Personal information
- Full name: Robert Edward Greenwood
- Date of birth: 24 March 1947 (age 77)
- Original team(s): Pascoe Vale
- Height: 175 cm (5 ft 9 in)
- Weight: 79 kg (174 lb)
- Position(s): Rover

Playing career^{1}
- Years: Club / Games (Goals)
- 1967–71: Essendon / 62 (70)
- 1972–75: Claremont / 41
- ^{1} Playing statistics correct to the end of 1975.

= Bob Greenwood (footballer) =

Australian rules footballer

Robert Edward Greenwood (born 24 March 1947) is a former Australian rules footballer who played with Essendon in the Victorian Football League (VFL) during the late 1960s and early 1970s.
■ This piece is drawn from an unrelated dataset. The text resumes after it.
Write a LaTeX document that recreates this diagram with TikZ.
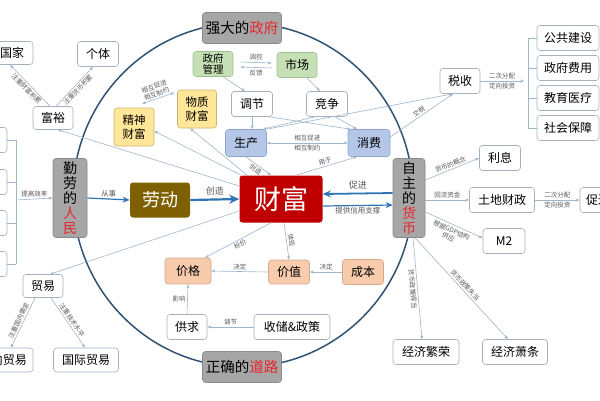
\documentclass[tikz,border=0pt]{standalone}
\usepackage{fontspec}
\setmainfont{Noto Sans CJK SC}
\usetikzlibrary{arrows.meta}

\definecolor{ringblue}{HTML}{2F5373}
\definecolor{linkblue}{HTML}{9FB6CD}
\definecolor{flowblue}{HTML}{2E75B6}
\definecolor{keyfill}{HTML}{A6A6A6}
\definecolor{keyline}{HTML}{8A8A8A}
\definecolor{keyred}{HTML}{E8262B}
\definecolor{greenfill}{HTML}{C5E0B4}
\definecolor{greenline}{HTML}{A3BF94}
\definecolor{yellowfill}{HTML}{FFE699}
\definecolor{yellowline}{HTML}{CDB46E}
\definecolor{bluefill}{HTML}{B4C7E7}
\definecolor{blueline}{HTML}{8FA6CC}
\definecolor{orangefill}{HTML}{F8CBAD}
\definecolor{orangeline}{HTML}{D2A98D}
\definecolor{whiteline}{HTML}{A7B1BC}
\definecolor{wealthred}{HTML}{C00000}
\definecolor{laborbrown}{HTML}{7F6000}
\definecolor{labelgray}{HTML}{595959}

\newcommand{\rd}[1]{\textcolor{keyred}{#1}}

\begin{document}
\begin{tikzpicture}
  [x=1pt,y=-1pt,>={Stealth[length=4pt,width=3pt]},
   box/.style={rounded corners=3pt,line width=0.6pt,inner sep=1pt,align=center,
     minimum height=25pt,font=\fontsize{12}{13}\selectfont},
   wbox/.style={box,draw=whiteline,fill=white},
   gbox/.style={box,draw=greenline,fill=greenfill},
   ybox/.style={box,draw=yellowline,fill=yellowfill},
   bbox/.style={box,draw=blueline,fill=bluefill},
   obox/.style={box,draw=orangeline,fill=orangefill},
   keybox/.style={box,draw=keyline,fill=keyfill,font=\fontsize{14.5}{15.5}\selectfont},
   link/.style={draw=linkblue,line width=0.6pt,->},
   tick/.style={draw=linkblue,line width=0.6pt},
   flow/.style={draw=flowblue,line width=1.2pt,-{Stealth[length=7pt,width=6pt]}},
   lbl/.style={font=\fontsize{6.5}{7.5}\selectfont,text=labelgray,inner sep=1.5pt}]

  \useasboundingbox (0,0) rectangle (600,400);
  \fill[white] (0,0) rectangle (600,400);
  \clip (0,0) rectangle (600,400);

  \draw[ringblue,line width=1.5pt] (243,195) ellipse [x radius=170pt,y radius=172pt];

  % the four corners
  \node[keybox,minimum width=79pt,minimum height=31pt] (gov) at (242,28) {强大的\rd{政府}};
  \node[keybox,minimum width=79pt,minimum height=31pt] (road) at (242,367) {正确的\rd{道路}};
  \node[keybox,minimum width=34pt,minimum height=79pt,font=\fontsize{14}{15}\selectfont]
    (people) at (70,198) {勤\\劳\\的\\\rd{人}\\\rd{民}};
  \node[keybox,minimum width=32pt,minimum height=79pt,font=\fontsize{14}{15}\selectfont]
    (money) at (409,198) {自\\主\\的\\\rd{货}\\\rd{币}};

  % inside the ring
  \node[box,fill=wealthred,text=white,minimum width=83pt,minimum height=47pt,
    font=\fontsize{27}{28}\selectfont] (wealth) at (281,199) {财富};
  \node[box,fill=laborbrown,text=white,minimum width=60pt,minimum height=35pt,
    font=\fontsize{18}{19}\selectfont] (labor) at (160,200) {劳动};
  \node[gbox,minimum width=40pt,font=\fontsize{10.5}{11.5}\selectfont] (mgmt) at (213,64) {政府\\管理};
  \node[gbox,minimum width=40pt] (mkt) at (297,65) {市场};
  \node[ybox,minimum width=39pt,minimum height=38pt,font=\fontsize{11.5}{14}\selectfont] (matl) at (197,109) {物质\\财富};
  \node[ybox,minimum width=40pt,minimum height=38pt,font=\fontsize{11.5}{14}\selectfont] (spir) at (134,127) {精神\\财富};
  \node[wbox,minimum width=41pt] (adj) at (252,104) {调节};
  \node[wbox,minimum width=41pt] (comp) at (327,104) {竞争};
  \node[bbox,minimum width=41pt,minimum height=27pt] (prod) at (246,143) {生产};
  \node[bbox,minimum width=42pt,minimum height=27pt] (cons) at (369,143) {消费};
  \node[obox,minimum width=46pt,minimum height=26pt] (price) at (188,271) {价格};
  \node[obox,minimum width=41pt,minimum height=24pt] (value) at (289,272) {价值};
  \node[obox,minimum width=41pt] (cost) at (363,272) {成本};
  \node[wbox,minimum width=40pt] (supply) at (187,327) {供求};
  \node[wbox,minimum width=76pt] (policy) at (292,327) {收储\&政策};

  % left side
  \node[wbox,minimum width=42pt,minimum height=23pt] (nation) at (12,53) {国家};
  \node[wbox,minimum width=41pt] (indiv) at (98,54) {个体};
  \node[wbox,minimum width=40pt,minimum height=23pt] (rich) at (53,118) {富裕};
  \node[wbox,minimum width=40pt,minimum height=23pt] (trade) at (43,286) {贸易};
  \node[wbox,minimum width=60pt,minimum height=24pt] (dom) at (3,360) {国内贸易};
  \node[wbox,minimum width=65pt,minimum height=24pt] (intl) at (86,360) {国际贸易};
  \node[wbox,minimum width=54pt] (l1) at (-20,140) {};
  \node[wbox,minimum width=54pt] (l2) at (-20,182) {};
  \node[wbox,minimum width=54pt] (l3) at (-20,223) {};
  \node[wbox,minimum width=54pt] (l4) at (-20,264) {};
  \coordinate (bm) at (16,200);

  % right side
  \node[wbox,minimum width=40pt] (tax) at (460,81) {税收};
  \node[wbox,minimum width=62pt] (pub) at (568,38) {公共建设};
  \node[wbox,minimum width=62pt] (gfee) at (568,68) {政府费用};
  \node[wbox,minimum width=62pt] (edu) at (568,98) {教育医疗};
  \node[wbox,minimum width=62pt] (soc) at (568,128) {社会保障};
  \coordinate (tb) at (528,81);
  \node[wbox,minimum width=41pt] (intr) at (500,158) {利息};
  \node[wbox,minimum width=65pt] (land) at (502,200) {土地财政};
  \node[wbox,minimum width=60pt] (promo) at (610,200) {促进消费};
  \node[wbox,minimum width=42pt] (m2) at (504,241) {M2};
  \node[wbox,minimum width=66pt] (boom) at (426,352) {经济繁荣};
  \node[wbox,minimum width=65pt] (slump) at (515,352) {经济萧条};

  % main flow
  \draw[flow] (people.east) -- (labor.west) node[lbl,midway,above,font=\fontsize{7.5}{8}\selectfont] {从事};
  \draw[flow,line width=2.2pt,-{Stealth[length=10pt,width=9pt]}] (labor.east) -- (wealth.west)
    node[lbl,midway,above=2pt,font=\fontsize{9}{10}\selectfont] {创造};
  \draw[flow,line width=1.8pt,-{Stealth[length=8pt,width=7pt]}] ([yshift=5pt]money.west) -- ([yshift=5pt]wealth.east)
    node[lbl,midway,above=2pt,font=\fontsize{9}{10}\selectfont] {促进};
  \draw[flow] ([yshift=-7pt]wealth.east) -- ([yshift=-7pt]money.west)
    node[lbl,midway,below,font=\fontsize{7.5}{8}\selectfont] {提供信用支撑};

  % government and market
  \draw[link] ([xshift=7pt,yshift=2pt]mgmt.east) -- ([xshift=-5pt,yshift=2pt]mkt.west) node[lbl,midway,above=1pt] {调控};
  \draw[link] ([xshift=-5pt,yshift=-3pt]mkt.west) -- ([xshift=7pt,yshift=-3pt]mgmt.east) node[lbl,midway,below=1pt] {反馈};
  \draw[link] ([xshift=10pt]mgmt.south) -- ([xshift=-7pt]adj.north);
  \draw[link] ([xshift=10pt]mkt.south) -- ([xshift=-7pt]comp.north);
  \draw[link] (adj.south) -- ([xshift=6pt]prod.north);
  \draw[link] ([xshift=-4pt]adj.south east) -- ([xshift=3pt]cons.north west);
  \draw[link] ([xshift=-12pt]comp.south) -- ([xshift=-4pt]prod.north east);
  \draw[link] ([xshift=8pt]comp.south) -- ([xshift=-12pt]cons.north);
  \draw[link,<->] (prod.east) -- (cons.west) node[lbl,midway,above] {相互促进} node[lbl,midway,below] {相互制约};
  \draw[link,<->] ([xshift=8pt,yshift=4pt]spir.north) -- ([xshift=-3pt,yshift=-3pt]matl.north west)
    node[lbl,midway,sloped,above,align=center] {相互促进\\相互制约};

  % wealth outwards
  \draw[link] ([xshift=2pt]wealth.north west) -- ([yshift=-4pt]spir.east);
  \draw[link] ([xshift=8pt]wealth.north west) -- ([xshift=-7pt]matl.south);
  \draw[link] ([yshift=13pt]wealth.west) -- ([xshift=5pt]rich.south);
  \draw[link] ([yshift=-12pt]wealth.west) -- ([xshift=7pt]trade.north);
  \draw[link] (prod.south) -- ([xshift=-10pt]wealth.north) node[lbl,midway,sloped,below] {创造};
  \draw[link] ([xshift=15pt]wealth.north) -- ([xshift=-12pt]cons.south) node[lbl,midway,sloped,above] {用于};
  \draw[link] ([xshift=-10pt]wealth.south) -- ([xshift=17pt]price.north) node[lbl,midway,sloped,below] {标价};
  \draw[link] ([xshift=3pt]wealth.south) -- (value.north) node[lbl,midway,sloped,above] {体现};

  % price
  \draw[link] (value.west) -- (price.east) node[lbl,midway,above] {决定};
  \draw[link] (cost.west) -- (value.east) node[lbl,midway,above] {决定};
  \draw[link] (supply.north) -- (price.south) node[lbl,midway,left] {影响};
  \draw[link] (policy.west) -- (supply.east) node[lbl,midway,above] {调节};

  % people side
  \draw[link] ([xshift=-3pt]rich.north) -- ([xshift=-2pt]nation.south) node[lbl,midway,sloped,below] {注重财富积累};
  \draw[link] ([xshift=3pt]rich.north) -- ([xshift=-5pt]indiv.south) node[lbl,midway,sloped,below] {注重货币积累};
  \draw[link] ([xshift=-8pt]trade.south) -- ([xshift=8pt]dom.north) node[lbl,midway,sloped,above] {注重国内需求};
  \draw[link] ([xshift=8pt]trade.south) -- ([xshift=-1pt]intl.north) node[lbl,midway,sloped,above] {注重技术水平};
  \foreach \b in {l1,l2,l3,l4}
    \draw[tick] (\b.east) -- (\b.east -| bm);
  \draw[tick] (l1.east -| bm) -- (l4.east -| bm);
  \draw[link] (bm) -- (people.west) node[lbl,midway,above] {提高效率};

  % tax
  \draw[link] (prod.north east) -- ([xshift=-7pt]tax.south);
  \draw[link] ([yshift=6pt]cons.east) -- ([xshift=-7pt]tax.south) node[lbl,midway,sloped,above] {交税};
  \foreach \b in {pub,gfee,edu,soc}
    \draw[tick] (\b.west) -- (\b.west -| tb);
  \draw[tick] (pub.west -| tb) -- (soc.west -| tb);
  \draw[link] (tax.east) -- ([xshift=-4pt]tb) node[lbl,midway,above] {二次分配} node[lbl,midway,below] {定向投资};

  % money side
  \draw[link] ([yshift=18pt]money.east) -- (intr.west) node[lbl,midway,sloped,above] {货币的概念};
  \draw[link] ([yshift=-2pt]money.east) -- (land.west) node[lbl,midway,above] {回流资金};
  \draw[link] ([yshift=-14pt]money.east) -- ([yshift=3pt]m2.west)
    node[lbl,midway,sloped,below=1pt,align=center] {根据GDP结构\\供应};
  \draw[link] (land.east) -- (promo.west) node[lbl,midway,above] {二次分配} node[lbl,midway,below] {定向投资};
  \draw[link] ([xshift=4pt]money.south) -- ([xshift=-4pt]boom.north) node[lbl,midway,sloped,below] {货币政策得当};
  \draw[link] ([xshift=6pt]money.south) -- ([xshift=-7pt]slump.north) node[lbl,midway,sloped,above] {货币政策失当};

\end{tikzpicture}
\end{document}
Greenwood, a rover, came to Essendon from Pascoe Vale and made his league debut in 1967. Despite playing 12 games in the 1968 home and away season, Greenwood lost his place in the side for the finals series and subsequently missed out on Essendon's Grand Final appearance. He averaged over a goal a game for Essendon and kicked 23 goals in 1970.

Greenwood left the VFL in 1972 and was signed by Claremont, where he played until 1975. While in Western Australia he represented the state at the 1972 Perth Carnival. He finished his career in 1976, as captain-coach of Queensland club Kedron.